** start Data shown **

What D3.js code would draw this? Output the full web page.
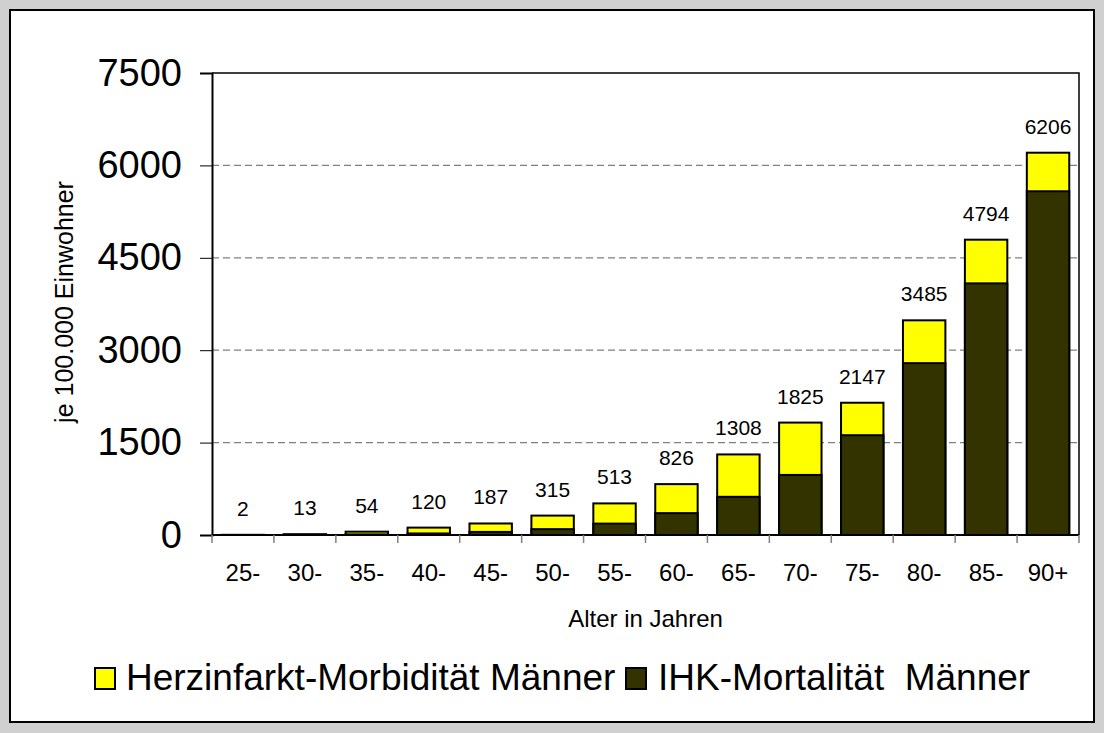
<!DOCTYPE html>
<html>
<head>
<meta charset="utf-8">
<script src="https://cdn.jsdelivr.net/npm/d3@7"></script>
<style>
  html, body { margin: 0; padding: 0; background: #d0d0d0; }
  svg { display: block; font-family: Arial, "Liberation Sans", sans-serif; }
</style>
</head>
<body>
<svg id="chart" width="1104" height="733"></svg>
<script>
const categories = ["25-", "30-", "35-", "40-", "45-", "50-", "55-", "60-", "65-", "70-", "75-", "80-", "85-", "90+"];
const morbidity = [2, 13, 54, 120, 187, 315, 513, 826, 1308, 1825, 2147, 3485, 4794, 6206];
const mortality = [1, 3, 10, 25, 50, 95, 185, 355, 620, 975, 1620, 2790, 4085, 5580];
const yTicks = [0, 1500, 3000, 4500, 6000, 7500];
const seriesNames = ["Herzinfarkt-Morbidität Männer", "IHK-Mortalität  Männer"];
const colors = ["#ffff00", "#333300"];

const svg = d3.select("#chart");
const plot = { left: 212, right: 1079, top: 73, bottom: 535 };

// outer frame
svg.append("rect").attr("x", 10).attr("y", 10).attr("width", 1084).attr("height", 712)
  .attr("fill", "#ffffff").attr("stroke", "#000").attr("stroke-width", 2);

const x = d3.scaleBand().domain(categories).range([plot.left, plot.right])
  .paddingInner(0.315).paddingOuter(0.1575);
const y = d3.scaleLinear().domain([0, 7500]).range([plot.bottom, plot.top]);

// gridlines
svg.append("g").selectAll("line").data(yTicks.filter(d => d > 0 && d < 7500)).join("line")
  .attr("x1", plot.left).attr("x2", plot.right)
  .attr("y1", d => y(d)).attr("y2", d => y(d))
  .attr("stroke", "#808080").attr("stroke-width", 1.3).attr("stroke-dasharray", "7,4");

// plot border top/right
svg.append("path")
  .attr("d", `M${plot.left},${y(7500)}H${plot.right}V${plot.bottom}`)
  .attr("fill", "none").attr("stroke", "#000").attr("stroke-width", 1.5);

// bars: morbidity behind, mortality in front (overlapping)
const step = x.step();
svg.append("g").selectAll("rect").data(categories).join("rect")
  .attr("x", d => x(d)).attr("width", x.bandwidth())
  .attr("y", (d, i) => y(morbidity[i]))
  .attr("height", (d, i) => y(0) - y(morbidity[i]))
  .attr("fill", colors[0]).attr("stroke", "#000").attr("stroke-width", 2);
svg.append("g").selectAll("rect").data(categories).join("rect")
  .attr("x", d => x(d)).attr("width", x.bandwidth())
  .attr("y", (d, i) => y(mortality[i]))
  .attr("height", (d, i) => y(0) - y(mortality[i]))
  .attr("fill", colors[1]).attr("stroke", "#000").attr("stroke-width", 2);

// data labels
svg.append("g").selectAll("text").data(categories).join("text")
  .attr("x", d => x(d) + x.bandwidth() / 2)
  .attr("y", (d, i) => y(morbidity[i]) - 19)
  .attr("text-anchor", "middle").attr("font-size", 21).attr("fill", "#000")
  .text((d, i) => morbidity[i]);

// y axis
const yAxis = d3.axisLeft(y).tickValues(yTicks).tickSize(12).tickPadding(18).tickFormat(d3.format("d"));
const gy = svg.append("g").attr("transform", `translate(${plot.left},0)`).call(yAxis);
gy.select(".domain").attr("stroke", "#000").attr("stroke-width", 2);
gy.selectAll(".tick line").attr("stroke", "#000").attr("stroke-width", 1);
gy.selectAll(".tick text").attr("font-size", 38).attr("font-family", "Arial, 'Liberation Sans', sans-serif").attr("fill", "#000");

// x axis
svg.append("line").attr("x1", plot.left).attr("x2", plot.right)
  .attr("y1", plot.bottom).attr("y2", plot.bottom).attr("stroke", "#000").attr("stroke-width", 2);
const boundaries = categories.map(d => x(d) - step * x.paddingInner() / 2).concat([plot.right]);
svg.append("g").selectAll("line").data(boundaries).join("line")
  .attr("x1", d => d).attr("x2", d => d)
  .attr("y1", plot.bottom).attr("y2", plot.bottom + 8)
  .attr("stroke", "#808080").attr("stroke-width", 1.5);
svg.append("g").selectAll("text").data(categories).join("text")
  .attr("x", d => x(d) + x.bandwidth() / 2).attr("y", 581)
  .attr("text-anchor", "middle").attr("font-size", 24).attr("fill", "#000")
  .text(d => d);

// axis titles
svg.append("text").attr("x", (plot.left + plot.right) / 2).attr("y", 627)
  .attr("text-anchor", "middle").attr("font-size", 24).attr("fill", "#000")
  .text("Alter in Jahren");
svg.append("text").attr("transform", "translate(73,302) rotate(-90)")
  .attr("text-anchor", "middle").attr("font-size", 25).attr("fill", "#000")
  .text("je 100.000 Einwohner");

// legend
const legendItems = [
  { name: seriesNames[0], color: colors[0], sx: 95, tx: 126 },
  { name: seriesNames[1], color: colors[1], sx: 626, tx: 658 }
];
const lg = svg.append("g");
lg.selectAll("rect").data(legendItems).join("rect")
  .attr("x", d => d.sx).attr("y", 668).attr("width", 20).attr("height", 21)
  .attr("fill", d => d.color).attr("stroke", "#000").attr("stroke-width", 2);
lg.selectAll("text").data(legendItems).join("text")
  .attr("x", d => d.tx).attr("y", 690)
  .attr("font-size", 37).attr("fill", "#000")
  .style("white-space", "pre")
  .text(d => d.name);
</script>
</body>
</html>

** end Data shown **

--- Set problem ---
Exclude every picture and copy the remaining data exactly.

--- Written response ---
What D3.js code would draw this? Output the full web page.
<!DOCTYPE html>
<html>
<head>
<meta charset="utf-8">
<script src="https://cdn.jsdelivr.net/npm/d3@7"></script>
<style>
  html, body { margin: 0; padding: 0; background: #d0d0d0; }
  svg { display: block; font-family: Arial, "Liberation Sans", sans-serif; }
</style>
</head>
<body>
<svg id="chart" width="1104" height="733"></svg>
<script>
const categories = ["25-", "30-", "35-", "40-", "45-", "50-", "55-", "60-", "65-", "70-", "75-", "80-", "85-", "90+"];
const morbidity = [2, 13, 54, 120, 187, 315, 513, 826, 1308, 1825, 2147, 3485, 4794, 6206];
const mortality = [1, 3, 10, 25, 50, 95, 185, 355, 620, 975, 1620, 2790, 4085, 5580];
const yTicks = [0, 1500, 3000, 4500, 6000, 7500];
const seriesNames = ["Herzinfarkt-Morbidität Männer", "IHK-Mortalität  Männer"];
const colors = ["#ffff00", "#333300"];

const svg = d3.select("#chart");
const plot = { left: 212, right: 1079, top: 73, bottom: 535 };

// outer frame
svg.append("rect").attr("x", 10).attr("y", 10).attr("width", 1084).attr("height", 712)
  .attr("fill", "#ffffff").attr("stroke", "#000").attr("stroke-width", 2);

const x = d3.scaleBand().domain(categories).range([plot.left, plot.right])
  .paddingInner(0.315).paddingOuter(0.1575);
const y = d3.scaleLinear().domain([0, 7500]).range([plot.bottom, plot.top]);

// gridlines
svg.append("g").selectAll("line").data(yTicks.filter(d => d > 0 && d < 7500)).join("line")
  .attr("x1", plot.left).attr("x2", plot.right)
  .attr("y1", d => y(d)).attr("y2", d => y(d))
  .attr("stroke", "#808080").attr("stroke-width", 1.3).attr("stroke-dasharray", "7,4");

// plot border top/right
svg.append("path")
  .attr("d", `M${plot.left},${y(7500)}H${plot.right}V${plot.bottom}`)
  .attr("fill", "none").attr("stroke", "#000").attr("stroke-width", 1.5);

// bars: morbidity behind, mortality in front (overlapping)
const step = x.step();
svg.append("g").selectAll("rect").data(categories).join("rect")
  .attr("x", d => x(d)).attr("width", x.bandwidth())
  .attr("y", (d, i) => y(morbidity[i]))
  .attr("height", (d, i) => y(0) - y(morbidity[i]))
  .attr("fill", colors[0]).attr("stroke", "#000").attr("stroke-width", 2);
svg.append("g").selectAll("rect").data(categories).join("rect")
  .attr("x", d => x(d)).attr("width", x.bandwidth())
  .attr("y", (d, i) => y(mortality[i]))
  .attr("height", (d, i) => y(0) - y(mortality[i]))
  .attr("fill", colors[1]).attr("stroke", "#000").attr("stroke-width", 2);

// data labels
svg.append("g").selectAll("text").data(categories).join("text")
  .attr("x", d => x(d) + x.bandwidth() / 2)
  .attr("y", (d, i) => y(morbidity[i]) - 19)
  .attr("text-anchor", "middle").attr("font-size", 21).attr("fill", "#000")
  .text((d, i) => morbidity[i]);

// y axis
const yAxis = d3.axisLeft(y).tickValues(yTicks).tickSize(12).tickPadding(18).tickFormat(d3.format("d"));
const gy = svg.append("g").attr("transform", `translate(${plot.left},0)`).call(yAxis);
gy.select(".domain").attr("stroke", "#000").attr("stroke-width", 2);
gy.selectAll(".tick line").attr("stroke", "#000").attr("stroke-width", 1);
gy.selectAll(".tick text").attr("font-size", 38).attr("font-family", "Arial, 'Liberation Sans', sans-serif").attr("fill", "#000");

// x axis
svg.append("line").attr("x1", plot.left).attr("x2", plot.right)
  .attr("y1", plot.bottom).attr("y2", plot.bottom).attr("stroke", "#000").attr("stroke-width", 2);
const boundaries = categories.map(d => x(d) - step * x.paddingInner() / 2).concat([plot.right]);
svg.append("g").selectAll("line").data(boundaries).join("line")
  .attr("x1", d => d).attr("x2", d => d)
  .attr("y1", plot.bottom).attr("y2", plot.bottom + 8)
  .attr("stroke", "#808080").attr("stroke-width", 1.5);
svg.append("g").selectAll("text").data(categories).join("text")
  .attr("x", d => x(d) + x.bandwidth() / 2).attr("y", 581)
  .attr("text-anchor", "middle").attr("font-size", 24).attr("fill", "#000")
  .text(d => d);

// axis titles
svg.append("text").attr("x", (plot.left + plot.right) / 2).attr("y", 627)
  .attr("text-anchor", "middle").attr("font-size", 24).attr("fill", "#000")
  .text("Alter in Jahren");
svg.append("text").attr("transform", "translate(73,302) rotate(-90)")
  .attr("text-anchor", "middle").attr("font-size", 25).attr("fill", "#000")
  .text("je 100.000 Einwohner");

// legend
const legendItems = [
  { name: seriesNames[0], color: colors[0], sx: 95, tx: 126 },
  { name: seriesNames[1], color: colors[1], sx: 626, tx: 658 }
];
const lg = svg.append("g");
lg.selectAll("rect").data(legendItems).join("rect")
  .attr("x", d => d.sx).attr("y", 668).attr("width", 20).attr("height", 21)
  .attr("fill", d => d.color).attr("stroke", "#000").attr("stroke-width", 2);
lg.selectAll("text").data(legendItems).join("text")
  .attr("x", d => d.tx).attr("y", 690)
  .attr("font-size", 37).attr("fill", "#000")
  .style("white-space", "pre")
  .text(d => d.name);
</script>
</body>
</html>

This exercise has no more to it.